On n’en sortira jamais. Tant que « le système » ne s’effondrera pas, il nous entraînera dans « la croissance », avec ses corollaires bien connus : surexploitation des ressources et émissions de GES. Qui veut voyager loin ménage sa monture dit le proverbe, mais l’économie a été conçue pour aller vite à moindre frais, au mépris de la « monture » : tout ce qui se trouve sous la selle.
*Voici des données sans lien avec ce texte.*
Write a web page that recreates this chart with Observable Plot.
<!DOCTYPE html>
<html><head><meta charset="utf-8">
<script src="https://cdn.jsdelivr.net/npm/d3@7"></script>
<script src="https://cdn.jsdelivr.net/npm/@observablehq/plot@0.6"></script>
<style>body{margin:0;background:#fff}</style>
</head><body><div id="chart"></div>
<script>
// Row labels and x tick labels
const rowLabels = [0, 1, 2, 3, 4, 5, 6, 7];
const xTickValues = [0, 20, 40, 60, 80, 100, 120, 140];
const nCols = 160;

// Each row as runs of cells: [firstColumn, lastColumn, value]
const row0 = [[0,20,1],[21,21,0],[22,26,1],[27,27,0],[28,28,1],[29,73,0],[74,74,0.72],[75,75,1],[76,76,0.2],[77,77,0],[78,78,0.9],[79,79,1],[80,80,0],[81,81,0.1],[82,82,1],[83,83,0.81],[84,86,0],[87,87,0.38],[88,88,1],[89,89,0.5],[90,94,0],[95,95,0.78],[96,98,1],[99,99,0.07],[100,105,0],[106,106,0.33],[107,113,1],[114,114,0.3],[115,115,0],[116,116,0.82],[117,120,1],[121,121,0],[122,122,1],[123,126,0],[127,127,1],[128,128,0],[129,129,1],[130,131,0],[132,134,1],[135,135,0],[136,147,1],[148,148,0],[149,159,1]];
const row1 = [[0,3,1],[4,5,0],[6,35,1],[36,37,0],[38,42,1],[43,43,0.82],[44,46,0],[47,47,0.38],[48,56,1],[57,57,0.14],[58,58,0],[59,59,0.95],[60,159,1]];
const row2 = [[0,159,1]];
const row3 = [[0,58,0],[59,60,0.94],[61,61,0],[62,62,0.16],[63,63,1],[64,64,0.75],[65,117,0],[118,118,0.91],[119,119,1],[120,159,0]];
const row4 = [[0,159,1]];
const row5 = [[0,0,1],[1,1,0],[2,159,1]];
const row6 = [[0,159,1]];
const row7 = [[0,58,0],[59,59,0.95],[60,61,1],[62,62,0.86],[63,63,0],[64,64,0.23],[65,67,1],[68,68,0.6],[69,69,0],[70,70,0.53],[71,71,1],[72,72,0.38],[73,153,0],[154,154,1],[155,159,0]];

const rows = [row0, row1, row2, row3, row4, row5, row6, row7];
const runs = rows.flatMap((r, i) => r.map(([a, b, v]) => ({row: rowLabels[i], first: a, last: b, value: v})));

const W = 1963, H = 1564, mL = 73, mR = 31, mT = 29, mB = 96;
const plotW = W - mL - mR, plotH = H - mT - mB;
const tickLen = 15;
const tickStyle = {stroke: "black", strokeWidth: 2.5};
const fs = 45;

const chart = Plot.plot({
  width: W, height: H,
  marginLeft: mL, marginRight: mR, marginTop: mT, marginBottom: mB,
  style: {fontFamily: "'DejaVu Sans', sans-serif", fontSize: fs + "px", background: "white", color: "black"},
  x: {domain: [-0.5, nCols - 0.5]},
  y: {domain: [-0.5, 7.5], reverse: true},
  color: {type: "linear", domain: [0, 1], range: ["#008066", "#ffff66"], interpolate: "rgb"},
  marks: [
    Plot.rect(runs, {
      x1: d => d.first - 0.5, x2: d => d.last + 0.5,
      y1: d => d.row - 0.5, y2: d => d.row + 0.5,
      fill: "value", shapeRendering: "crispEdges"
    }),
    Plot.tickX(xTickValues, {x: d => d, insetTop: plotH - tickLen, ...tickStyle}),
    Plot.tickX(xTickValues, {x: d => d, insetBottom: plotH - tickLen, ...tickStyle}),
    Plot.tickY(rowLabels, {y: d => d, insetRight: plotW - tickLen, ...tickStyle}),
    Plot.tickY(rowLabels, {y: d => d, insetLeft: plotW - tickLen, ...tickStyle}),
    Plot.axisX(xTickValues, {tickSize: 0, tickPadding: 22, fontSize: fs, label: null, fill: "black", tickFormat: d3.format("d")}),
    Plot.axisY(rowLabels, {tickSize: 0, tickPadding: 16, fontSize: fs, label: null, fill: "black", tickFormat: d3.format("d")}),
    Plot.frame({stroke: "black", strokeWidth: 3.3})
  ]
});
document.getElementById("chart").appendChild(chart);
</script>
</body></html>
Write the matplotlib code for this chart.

La Chine en est un parfait exemple, elle qui a rattrapé les pays développés à la vitesse d’un cheval au galop, comme Bruno Guigue aime le rappeler sur Facebook :

  • « L’espérance de vie est passée de 40 à 64 ans sous Mao, puis à 77 ans aujourd’hui (79 ans aux USA). »
  • « L’analphabétisme est complètement éradiqué. »
  • « Le taux de scolarisation est de 98,9% dans le primaire et de 94,1% dans le secondaire. »
  • « Le taux de pauvreté (selon les statistiques de la Banque mondiale) est passé de 95% à 3% en 40 ans. »

C’est pourquoi le « branle-bas des consciences » dont rêve Arthur Keller serait, dans le meilleur des cas, bien trop lent à changer les choses. Les changements climatiques ne nous en laisseront pas le temps, ils vont encore s’accélérer, comme le montrent déjà tempête de neige en septembre et vague de chaleur en octobre sur les États-Unis.4 L’avenir à court terme tient désormais en trois mots : panser les plaies.

Paris, le 9 octobre 2019

Publié le 13 mars 2020

1 Le charbon est facile à convertir en électricité mais difficile transporter. Cf . Jancovici, conférence à Sciences Po (à 1h22), où il cite une centrale allemande de 4 GW qui consomme 50.000 tonnes par jour. L’on devine que la logistique doit suivre, ce qui constitue un facteur limitant mais non rédhibitoire. L’on peut dores et déjà imaginer que les super-tankers destinés au pétrole seront reconvertis en navires charbonniers.

2 Sans attendre les prévisions de l’EIA, nous avions déjà pronostiqué, fin février 2019, une augmentation de la consommation de charbon en nous basant uniquement sur des considérations d’ordre général. Lire : « Nécessité fait loi ».

3 Jancovici, conférence à Sciences Po, (à 1h01).